Seeing things: Violence, voyeurism and the camera
Eamonn Carrabine
In increasingly mediatized cultures it is essential that criminologists develop more sophisticated understandings of the power of images and this article offers such an approach. It begins by setting out some of the relationships between photography and criminology as they have evolved over time to enable a richer understanding of how the modern criminal subject is constructed and how archival practices have a significant bearing on how meanings are organized. The second section develops these arguments by focusing on the controversies generated by four images that are among the most astonishing documents to have survived Auschwitz, providing visual evidence of the ‘crime of crimes’. In the final section the distinctive problems posed whenever images of horrific events are re-presented in artistic contexts are confronted in an effort to build a more critically engaged visual criminology.

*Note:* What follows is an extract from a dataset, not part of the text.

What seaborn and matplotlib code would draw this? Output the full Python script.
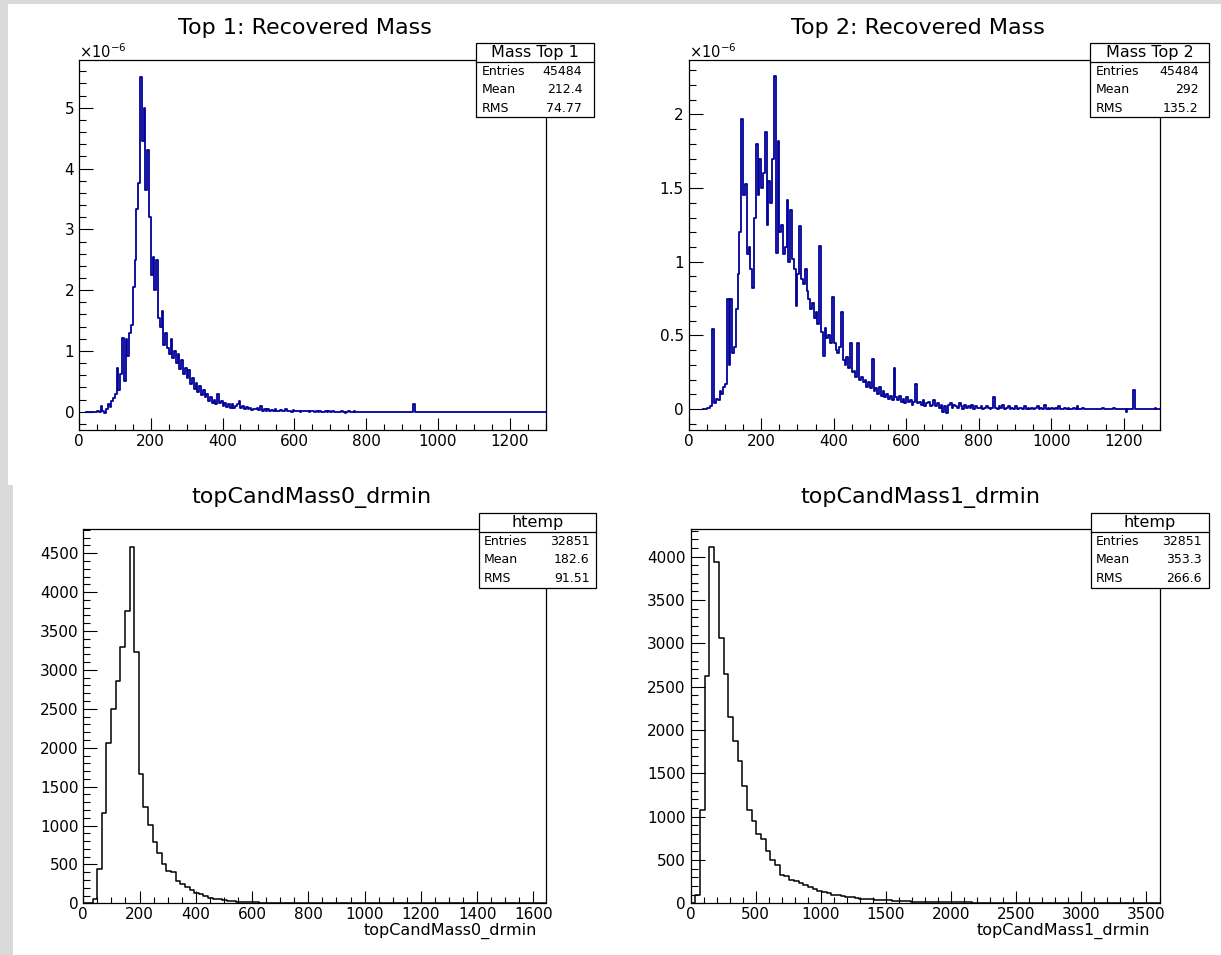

From object to encounter: Aesthetic politics and visual criminology
Alison Young
Recent criminological research has engaged with images of crime such that there increasingly appears to exist a need for a specifically visual criminology. Within visual criminology, however, images are frequently constructed as objects of analysis rather than as constitutive elements of the discursive field. This article draws upon the specific context of the social, cultural and legal responses to uncommissioned words and images in public space—street art and graffiti writing. Focusing on one instance of unauthorized image making, I argue for the dynamic role of the image in the constitution of crime in contemporary society and culture, thanks to the affective dimension of the encounter between spectator and image. The complex range of responses to street art and graffiti highlights ways in which visual criminology must ensure that it eschews an object-centred approach to the image, and conceptualize it instead by means of an aesthetic politics of the encounter.

Visual criminology and carceral studies: Counter-images in the carceral age
Michelle Brown
Mass incarceration maps onto global neoliberal carceral formations that, in turn, look very much like a visual iconography of social suffering. Camp or prison-like conditions define the daily life of many of the world’s inhabitants caught in contexts of detention, incarceration, forced migration, and population displacement. Often depicted as abject subjects, actors in carceral contexts and the people who organize with them seek to find strategies of representation that humanize and politicize their existence. This essay attempts to gain a sense of the visual struggles at the heart of these carceral scenes by way of an analysis of the use of images and new media by current and former prisoners, community members, artists, and scholars to counter mass incarceration in the United States. Such scenes are significant sites for examining how a visual criminology might reveal and participate in the contestations and interventions that increasingly challenge the project of mass incarceration.

(Un)seeing like a prison: Counter-visual ethnography of the carceral state
Judah Schept
While prisons proliferate in the rural landscape and sites of penal tourism expand, the carceral state structures the available visual and analytic vantages through which to perceive this growing visibility. Using examples from fieldwork in Kentucky, including Appalachian prison communities and a site of penal tourism, this article proposes ‘counter-visual’ ethnography to better perceive the ideological work that the carceral state performs in the spatial and cultural landscape. A counter-visual ethnography retrains our eyes to see that which is not ‘there’ but which structures the contemporary empirical realities we observe, record, and analyze: the ghosts of racialized regimes past, the sediment of dirty industry that seeps into and imbues the present, and the trans-historical and trans-local circulation of carceral logics and epistemologies. In addition, this article suggests the important role images play in shaping alternative vantages from which to better perceive the carceral state with historical, spatial, and political acuity.

‘No one wins. One side just loses more slowly’: The Wire and drug policy
Stephen Wakeman
This article presents a cultural analysis of HBO’s drama series, The Wire. It is argued here that, as a cultural text, The Wire forms a site of both containment and resistance, of hegemony and change with recourse to the regulation of illicit drug markets. In this sense The Wire constitutes an important cultural paradigm of drug policy debates, one that has significant heuristic implications regarding both the present consequences and future directions of illicit drug policy. Ultimately, it is demonstrated below that through its representations of the tensions and antagonisms characteristic of drug control systems, The Wire reveals larger predicaments of governance faced by neoliberal democracies today.